The election is close. US elections are always close


There is a huge vested interest in portraying elections in the US as very close, right up to election day. Each side likes to do so to prevent complacency among their supporter and to nudge people to vote, contribute money, and volunteer to do campaign work. The media loves it because it draws viewers and generates ad revenue. And there is a vast network of election pundits who are kept in business by blathering away about every little nugget of news to say how they think it will affect the election, even though they have no idea. Then there are the political consultants and media operatives who become more important in close elections, as campaign seek to squeeze out every advantage.

In this race, the Harris-Walz campaign keeps hammering on the theme that the race is nail-bitingly close and that all stops must be pulled out to prevent creepy Donald Trump from winning. It does not seem to matter what the polls say. The creepy Trump campaign has a bit of a problem in that their candidate likes to boast that he is hugely popular even to the extent that he would win California, which tends to depress turnout. To compensate, they are suggesting, with no evidence at all of course, that voting systems are corrupt and that mail-in ballots are a scam, and that Democrats have a huge operation in place to steal the election from creepy Trump and thus they need to be vigilant and vote in huge numbers.

Opinion polls are of course the main mechanism used to gauge the state of the race. There are many polls done by many different organizations and these naturally will give different results, not necessarily out of deliberate bias but because they use different methodologies, a phenomenon known as the ‘house effect’. What the media will do is give great publicity to whichever latest poll shows the closest gap and not publicize much those that seem to indicate that one candidate is drawing away. Polls that seem to show a tie seem to make them absolutely giddy with excitement.

As a news consumer, it is better to not pay too much attention to the breathless headlines that accompany some new poll and instead look at poll averages and see how they change with time, though even there there is a house effect depending on which polls are counted in the average and over what period they are taken. Averages are provided by The Economist, The Guardian, YouGov, Real Clear Politics, and 538. I play closest attention to Real Clear Politics because its house effect favors Republicans. In the US, national polls have limited value since it is the results in the swing states that really matter but they are not entirely valueless. But Democrats tend to need a +4% margin nationally in order to have a break-even chance of winning the presidential election.

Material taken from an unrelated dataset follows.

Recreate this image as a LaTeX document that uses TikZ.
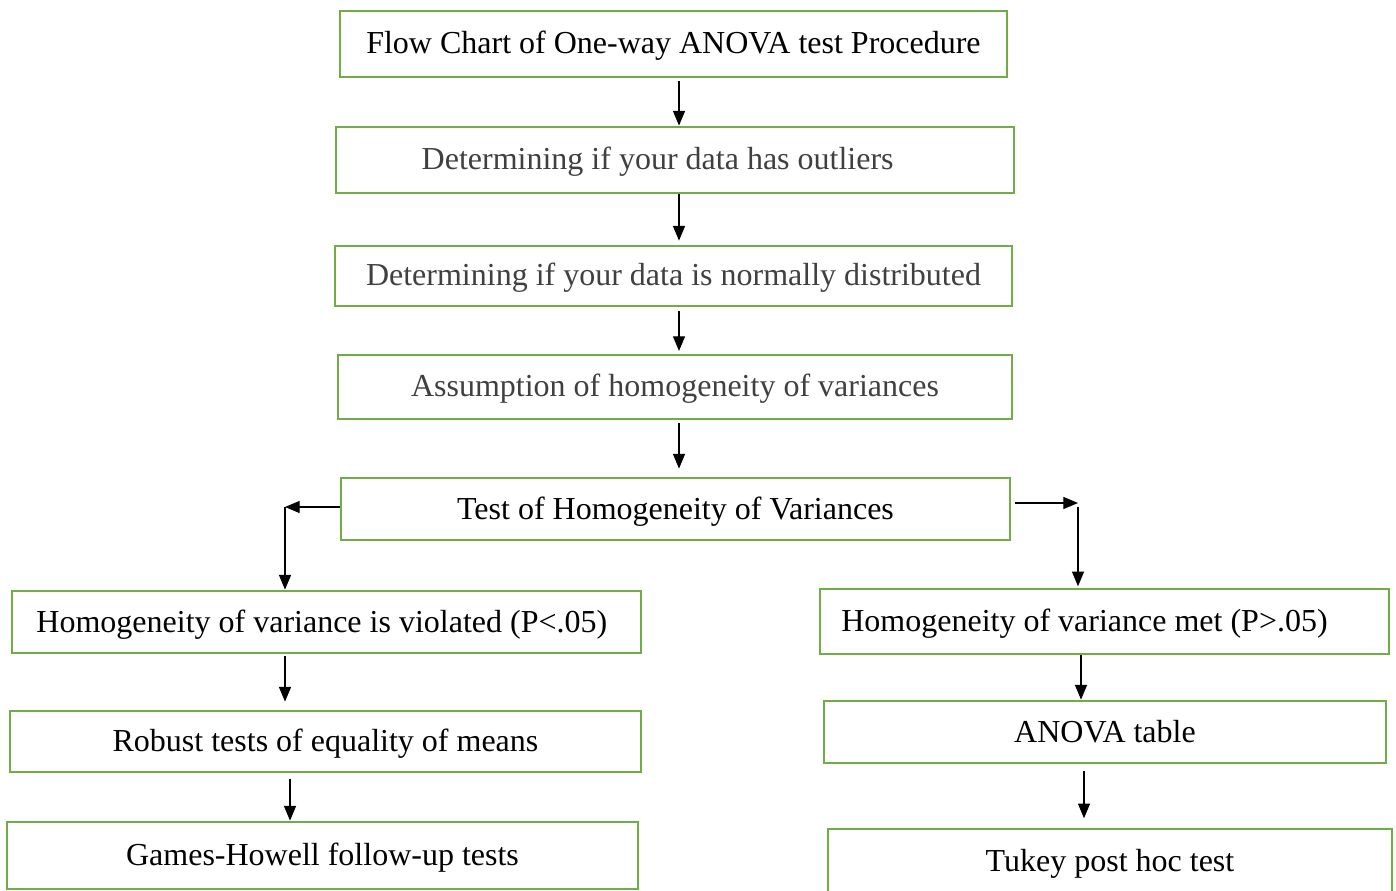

Bear in mind that how poll samples are weighted are based on models that use data from past elections and those might not take into account subtle changes (such as the likely voting of different demographic groups), or hard to measure items like voter enthusiasm, or new factors. In this election, we are going to see for the first time what effect the overthrow of the Roe v. Wade decision in 2022 will have on the presidential race. We already saw that it had some effect in the mid-term elections in 2022 but now the full consequences of that are being seen in all its cruelty, coupled with the anti-woman rhetoric of weird JD Vance. How that will affect voter demographic and turnout is hard to predict.